** START OF Records for this task **

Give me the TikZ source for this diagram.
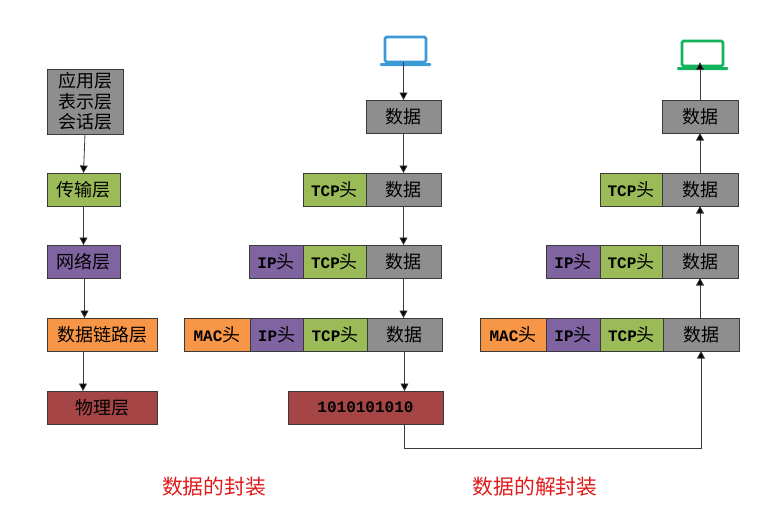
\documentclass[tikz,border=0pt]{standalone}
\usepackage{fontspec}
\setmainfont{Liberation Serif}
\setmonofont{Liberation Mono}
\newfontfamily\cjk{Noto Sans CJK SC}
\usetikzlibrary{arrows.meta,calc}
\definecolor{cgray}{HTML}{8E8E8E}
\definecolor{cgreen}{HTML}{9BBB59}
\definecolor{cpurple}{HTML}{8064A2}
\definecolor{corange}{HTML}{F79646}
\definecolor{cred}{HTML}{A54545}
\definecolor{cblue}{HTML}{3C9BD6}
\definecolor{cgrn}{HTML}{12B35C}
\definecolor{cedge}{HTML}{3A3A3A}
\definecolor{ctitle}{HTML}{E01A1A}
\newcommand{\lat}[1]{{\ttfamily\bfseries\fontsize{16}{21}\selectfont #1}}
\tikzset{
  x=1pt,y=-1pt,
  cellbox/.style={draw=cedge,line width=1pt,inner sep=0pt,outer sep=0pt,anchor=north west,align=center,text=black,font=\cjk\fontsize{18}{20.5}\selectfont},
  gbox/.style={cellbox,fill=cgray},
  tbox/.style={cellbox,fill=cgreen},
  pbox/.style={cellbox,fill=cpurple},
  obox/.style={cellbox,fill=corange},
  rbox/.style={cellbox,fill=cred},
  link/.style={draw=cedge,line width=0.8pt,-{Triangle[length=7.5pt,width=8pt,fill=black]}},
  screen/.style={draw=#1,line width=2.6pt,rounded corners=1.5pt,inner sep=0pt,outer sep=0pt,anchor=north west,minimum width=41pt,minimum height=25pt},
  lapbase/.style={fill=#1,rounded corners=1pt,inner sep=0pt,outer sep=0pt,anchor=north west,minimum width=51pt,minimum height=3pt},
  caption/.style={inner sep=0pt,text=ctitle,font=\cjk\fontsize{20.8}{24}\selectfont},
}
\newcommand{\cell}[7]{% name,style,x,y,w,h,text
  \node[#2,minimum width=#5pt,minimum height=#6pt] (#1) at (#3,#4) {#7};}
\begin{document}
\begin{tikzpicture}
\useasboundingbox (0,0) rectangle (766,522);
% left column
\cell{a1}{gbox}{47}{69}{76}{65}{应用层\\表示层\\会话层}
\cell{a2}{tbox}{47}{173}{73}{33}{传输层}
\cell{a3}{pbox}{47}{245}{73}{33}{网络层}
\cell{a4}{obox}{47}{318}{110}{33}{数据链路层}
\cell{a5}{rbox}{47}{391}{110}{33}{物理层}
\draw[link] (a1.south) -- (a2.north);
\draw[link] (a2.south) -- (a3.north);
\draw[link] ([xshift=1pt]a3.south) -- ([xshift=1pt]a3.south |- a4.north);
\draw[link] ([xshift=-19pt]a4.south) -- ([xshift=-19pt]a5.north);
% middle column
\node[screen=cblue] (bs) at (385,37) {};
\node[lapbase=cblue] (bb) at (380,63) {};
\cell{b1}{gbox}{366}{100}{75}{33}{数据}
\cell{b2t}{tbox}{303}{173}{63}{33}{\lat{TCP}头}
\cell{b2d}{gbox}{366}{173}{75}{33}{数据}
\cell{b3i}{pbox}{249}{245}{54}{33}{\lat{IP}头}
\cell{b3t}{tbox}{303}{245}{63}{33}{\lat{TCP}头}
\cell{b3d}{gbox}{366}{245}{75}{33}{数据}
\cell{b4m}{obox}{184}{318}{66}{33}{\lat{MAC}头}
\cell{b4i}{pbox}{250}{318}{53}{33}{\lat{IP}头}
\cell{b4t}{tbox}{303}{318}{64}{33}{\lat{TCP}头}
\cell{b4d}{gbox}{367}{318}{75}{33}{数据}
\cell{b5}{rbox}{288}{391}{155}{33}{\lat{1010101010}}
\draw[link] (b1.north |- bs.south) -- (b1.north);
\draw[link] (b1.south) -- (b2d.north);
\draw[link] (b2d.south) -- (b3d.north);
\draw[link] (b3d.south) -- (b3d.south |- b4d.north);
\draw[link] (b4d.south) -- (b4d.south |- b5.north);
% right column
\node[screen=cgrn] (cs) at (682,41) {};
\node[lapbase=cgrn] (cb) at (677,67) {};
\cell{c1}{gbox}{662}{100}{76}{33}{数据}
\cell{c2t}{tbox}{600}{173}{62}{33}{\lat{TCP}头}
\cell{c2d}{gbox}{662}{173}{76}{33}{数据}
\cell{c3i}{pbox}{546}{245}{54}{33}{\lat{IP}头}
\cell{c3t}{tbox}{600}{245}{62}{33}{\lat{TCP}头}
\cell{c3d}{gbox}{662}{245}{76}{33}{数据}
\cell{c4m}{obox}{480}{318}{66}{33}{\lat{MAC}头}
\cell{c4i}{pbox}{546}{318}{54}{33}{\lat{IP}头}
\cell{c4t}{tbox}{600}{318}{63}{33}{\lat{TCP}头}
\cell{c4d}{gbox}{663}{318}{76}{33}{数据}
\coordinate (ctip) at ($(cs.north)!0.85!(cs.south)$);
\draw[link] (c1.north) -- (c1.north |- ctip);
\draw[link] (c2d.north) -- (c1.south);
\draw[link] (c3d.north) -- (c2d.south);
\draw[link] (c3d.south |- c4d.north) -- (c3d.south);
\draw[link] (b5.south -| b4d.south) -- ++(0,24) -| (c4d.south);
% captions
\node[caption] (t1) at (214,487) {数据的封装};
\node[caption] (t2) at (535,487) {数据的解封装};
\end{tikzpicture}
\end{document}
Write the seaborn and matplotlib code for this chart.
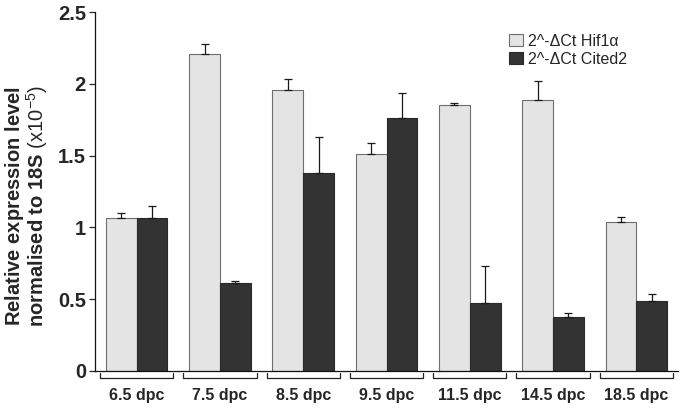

** END OF Records for this task **

→ Task
Transcribe the records above exactly, omitting every picture they contain.

→ Solution to this task
Give me the TikZ source for this diagram.
\documentclass[tikz,border=0pt]{standalone}
\usepackage{fontspec}
\setmainfont{Liberation Serif}
\setmonofont{Liberation Mono}
\newfontfamily\cjk{Noto Sans CJK SC}
\usetikzlibrary{arrows.meta,calc}
\definecolor{cgray}{HTML}{8E8E8E}
\definecolor{cgreen}{HTML}{9BBB59}
\definecolor{cpurple}{HTML}{8064A2}
\definecolor{corange}{HTML}{F79646}
\definecolor{cred}{HTML}{A54545}
\definecolor{cblue}{HTML}{3C9BD6}
\definecolor{cgrn}{HTML}{12B35C}
\definecolor{cedge}{HTML}{3A3A3A}
\definecolor{ctitle}{HTML}{E01A1A}
\newcommand{\lat}[1]{{\ttfamily\bfseries\fontsize{16}{21}\selectfont #1}}
\tikzset{
  x=1pt,y=-1pt,
  cellbox/.style={draw=cedge,line width=1pt,inner sep=0pt,outer sep=0pt,anchor=north west,align=center,text=black,font=\cjk\fontsize{18}{20.5}\selectfont},
  gbox/.style={cellbox,fill=cgray},
  tbox/.style={cellbox,fill=cgreen},
  pbox/.style={cellbox,fill=cpurple},
  obox/.style={cellbox,fill=corange},
  rbox/.style={cellbox,fill=cred},
  link/.style={draw=cedge,line width=0.8pt,-{Triangle[length=7.5pt,width=8pt,fill=black]}},
  screen/.style={draw=#1,line width=2.6pt,rounded corners=1.5pt,inner sep=0pt,outer sep=0pt,anchor=north west,minimum width=41pt,minimum height=25pt},
  lapbase/.style={fill=#1,rounded corners=1pt,inner sep=0pt,outer sep=0pt,anchor=north west,minimum width=51pt,minimum height=3pt},
  caption/.style={inner sep=0pt,text=ctitle,font=\cjk\fontsize{20.8}{24}\selectfont},
}
\newcommand{\cell}[7]{% name,style,x,y,w,h,text
  \node[#2,minimum width=#5pt,minimum height=#6pt] (#1) at (#3,#4) {#7};}
\begin{document}
\begin{tikzpicture}
\useasboundingbox (0,0) rectangle (766,522);
% left column
\cell{a1}{gbox}{47}{69}{76}{65}{应用层\\表示层\\会话层}
\cell{a2}{tbox}{47}{173}{73}{33}{传输层}
\cell{a3}{pbox}{47}{245}{73}{33}{网络层}
\cell{a4}{obox}{47}{318}{110}{33}{数据链路层}
\cell{a5}{rbox}{47}{391}{110}{33}{物理层}
\draw[link] (a1.south) -- (a2.north);
\draw[link] (a2.south) -- (a3.north);
\draw[link] ([xshift=1pt]a3.south) -- ([xshift=1pt]a3.south |- a4.north);
\draw[link] ([xshift=-19pt]a4.south) -- ([xshift=-19pt]a5.north);
% middle column
\node[screen=cblue] (bs) at (385,37) {};
\node[lapbase=cblue] (bb) at (380,63) {};
\cell{b1}{gbox}{366}{100}{75}{33}{数据}
\cell{b2t}{tbox}{303}{173}{63}{33}{\lat{TCP}头}
\cell{b2d}{gbox}{366}{173}{75}{33}{数据}
\cell{b3i}{pbox}{249}{245}{54}{33}{\lat{IP}头}
\cell{b3t}{tbox}{303}{245}{63}{33}{\lat{TCP}头}
\cell{b3d}{gbox}{366}{245}{75}{33}{数据}
\cell{b4m}{obox}{184}{318}{66}{33}{\lat{MAC}头}
\cell{b4i}{pbox}{250}{318}{53}{33}{\lat{IP}头}
\cell{b4t}{tbox}{303}{318}{64}{33}{\lat{TCP}头}
\cell{b4d}{gbox}{367}{318}{75}{33}{数据}
\cell{b5}{rbox}{288}{391}{155}{33}{\lat{1010101010}}
\draw[link] (b1.north |- bs.south) -- (b1.north);
\draw[link] (b1.south) -- (b2d.north);
\draw[link] (b2d.south) -- (b3d.north);
\draw[link] (b3d.south) -- (b3d.south |- b4d.north);
\draw[link] (b4d.south) -- (b4d.south |- b5.north);
% right column
\node[screen=cgrn] (cs) at (682,41) {};
\node[lapbase=cgrn] (cb) at (677,67) {};
\cell{c1}{gbox}{662}{100}{76}{33}{数据}
\cell{c2t}{tbox}{600}{173}{62}{33}{\lat{TCP}头}
\cell{c2d}{gbox}{662}{173}{76}{33}{数据}
\cell{c3i}{pbox}{546}{245}{54}{33}{\lat{IP}头}
\cell{c3t}{tbox}{600}{245}{62}{33}{\lat{TCP}头}
\cell{c3d}{gbox}{662}{245}{76}{33}{数据}
\cell{c4m}{obox}{480}{318}{66}{33}{\lat{MAC}头}
\cell{c4i}{pbox}{546}{318}{54}{33}{\lat{IP}头}
\cell{c4t}{tbox}{600}{318}{63}{33}{\lat{TCP}头}
\cell{c4d}{gbox}{663}{318}{76}{33}{数据}
\coordinate (ctip) at ($(cs.north)!0.85!(cs.south)$);
\draw[link] (c1.north) -- (c1.north |- ctip);
\draw[link] (c2d.north) -- (c1.south);
\draw[link] (c3d.north) -- (c2d.south);
\draw[link] (c3d.south |- c4d.north) -- (c3d.south);
\draw[link] (b5.south -| b4d.south) -- ++(0,24) -| (c4d.south);
% captions
\node[caption] (t1) at (214,487) {数据的封装};
\node[caption] (t2) at (535,487) {数据的解封装};
\end{tikzpicture}
\end{document}
Write the seaborn and matplotlib code for this chart.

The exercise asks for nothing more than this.